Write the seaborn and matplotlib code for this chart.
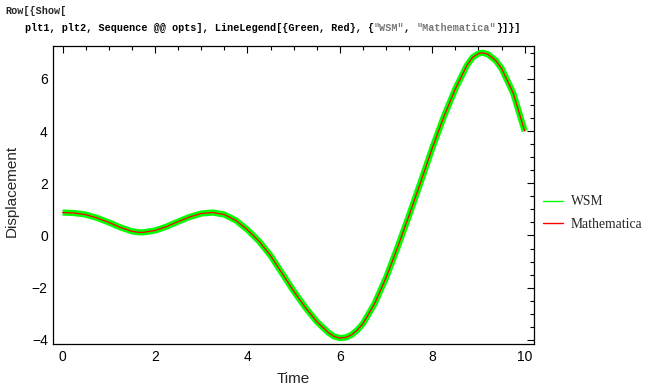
import matplotlib
matplotlib.use("Agg")
import matplotlib.pyplot as plt
from matplotlib.lines import Line2D
from matplotlib.ticker import MultipleLocator
import seaborn as sns
import pandas as pd

# data
time = [0.00, 0.25, 0.50, 0.75, 1.00, 1.25, 1.50, 1.65, 1.75, 2.00, 2.25, 2.50,
        2.75, 3.00, 3.25, 3.50, 3.75, 4.00, 4.25, 4.50, 4.75, 5.00, 5.25, 5.50,
        5.75, 5.875, 6.00, 6.125, 6.25, 6.375, 6.50, 6.75, 7.00, 7.25, 7.50, 7.75,
        8.00, 8.25, 8.50, 8.75, 8.875, 9.00, 9.08, 9.20, 9.375, 9.50, 9.75, 10.00]
wsm = [0.88, 0.86, 0.80, 0.67, 0.50, 0.31, 0.16, 0.12, 0.12, 0.19, 0.34, 0.53,
       0.71, 0.84, 0.88, 0.80, 0.58, 0.22, -0.22, -0.77, -1.45, -2.13, -2.75, -3.30,
       -3.72, -3.87, -3.93, -3.91, -3.81, -3.63, -3.38, -2.62, -1.62, -0.45, 0.78, 2.05,
       3.35, 4.55, 5.62, 6.52, 6.83, 6.97, 7.00, 6.95, 6.70, 6.40, 5.46, 4.00]
mathematica = list(wsm)
series_names = ["WSM", "Mathematica"]
series_colors = ["#00FF00", "#FF0000"]
x_ticks = [0, 2, 4, 6, 8, 10]
y_ticks = [-4, -2, 0, 2, 4, 6]

df_wsm = pd.DataFrame({"Time": time, "Displacement": wsm})
df_math = pd.DataFrame({"Time": time, "Displacement": mathematica})

sns.set_style("white")
plt.rcParams["font.family"] = ["Liberation Sans", "DejaVu Sans"]

fig = plt.figure(figsize=(6.48, 3.90), dpi=100)
ax = fig.add_axes([0.0823, 0.1179, 0.7417, 0.7641])

sns.lineplot(data=df_wsm, x="Time", y="Displacement", ax=ax, color=series_colors[0],
             linewidth=4.5, solid_capstyle="butt", solid_joinstyle="round",
             estimator=None, sort=False)
sns.lineplot(data=df_math, x="Time", y="Displacement", ax=ax, color=series_colors[1],
             linewidth=0.9, solid_joinstyle="round", estimator=None, sort=False)

ax.set_xlim(-0.2, 10.2)
ax.set_ylim(-4.16, 7.26)
ax.set_xticks(x_ticks)
ax.set_yticks(y_ticks)
ax.set_xticklabels([str(v) for v in x_ticks], fontsize=10)
ax.set_yticklabels([str(v).replace("-", "\u2212") for v in y_ticks], fontsize=10)
ax.xaxis.set_minor_locator(MultipleLocator(0.5))
ax.yaxis.set_minor_locator(MultipleLocator(0.5))
ax.tick_params(which="both", direction="in", top=True, right=True, color="black",
               width=0.8, labelcolor="black")
ax.tick_params(which="major", length=5, pad=4)
ax.tick_params(which="minor", length=2.8)
for s in ax.spines.values():
    s.set_color("black")
    s.set_linewidth(0.9)
ax.set_xlabel("Time", fontsize=11, labelpad=6)
ax.set_ylabel("Displacement", fontsize=11)
ax.yaxis.set_label_coords(-0.072, 0.515)

handles = [Line2D([], [], color=c, linewidth=1.0) for c in series_colors]
leg = ax.legend(handles, series_names, loc="center left",
                bbox_to_anchor=(0.830, 0.454), bbox_transform=fig.transFigure,
                frameon=False, handlelength=1.45, handletextpad=0.55,
                labelspacing=0.68, borderaxespad=0,
                prop={"family": "Liberation Serif", "size": 9.8})

fs = 7.3
fig.text(0.008, 0.972, "Row[{Show[", family="Liberation Mono", weight="bold",
         fontsize=fs, va="center", ha="left")
x0 = 0.038
parts = [("plt1, plt2, Sequence @@ opts], LineLegend[{Green, Red}, {", "black"),
         ("\"WSM\"", "#777777"), (", ", "black"), ("\"Mathematica\"", "#777777"),
         ("}]}]", "black")]
fig.canvas.draw()
renderer = fig.canvas.get_renderer()
xpos = x0
for txt, col in parts:
    t = fig.text(xpos, 0.928, txt, family="Liberation Mono", weight="bold",
                 fontsize=fs, va="center", ha="left", color=col)
    bb = t.get_window_extent(renderer=renderer)
    xpos += bb.width / fig.bbox.width

fig.savefig("out.png", dpi=100, facecolor="white")
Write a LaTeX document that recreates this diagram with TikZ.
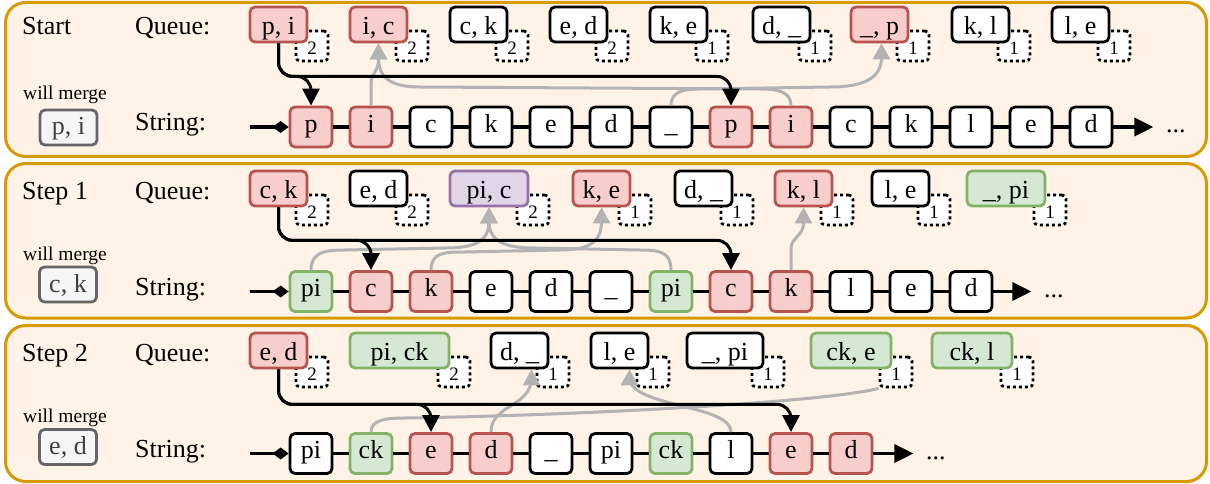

++++++++++++++++++++

INSTRUCTION. Starting at the top of the listing above, please restate word for word each line up to and including the one that holds "import pandas as pd", omitting every image.

OUTPUT OF THE EXERCISE.
Write the seaborn and matplotlib code for this chart.
import matplotlib
matplotlib.use("Agg")
import matplotlib.pyplot as plt
from matplotlib.lines import Line2D
from matplotlib.ticker import MultipleLocator
import seaborn as sns
import pandas as pd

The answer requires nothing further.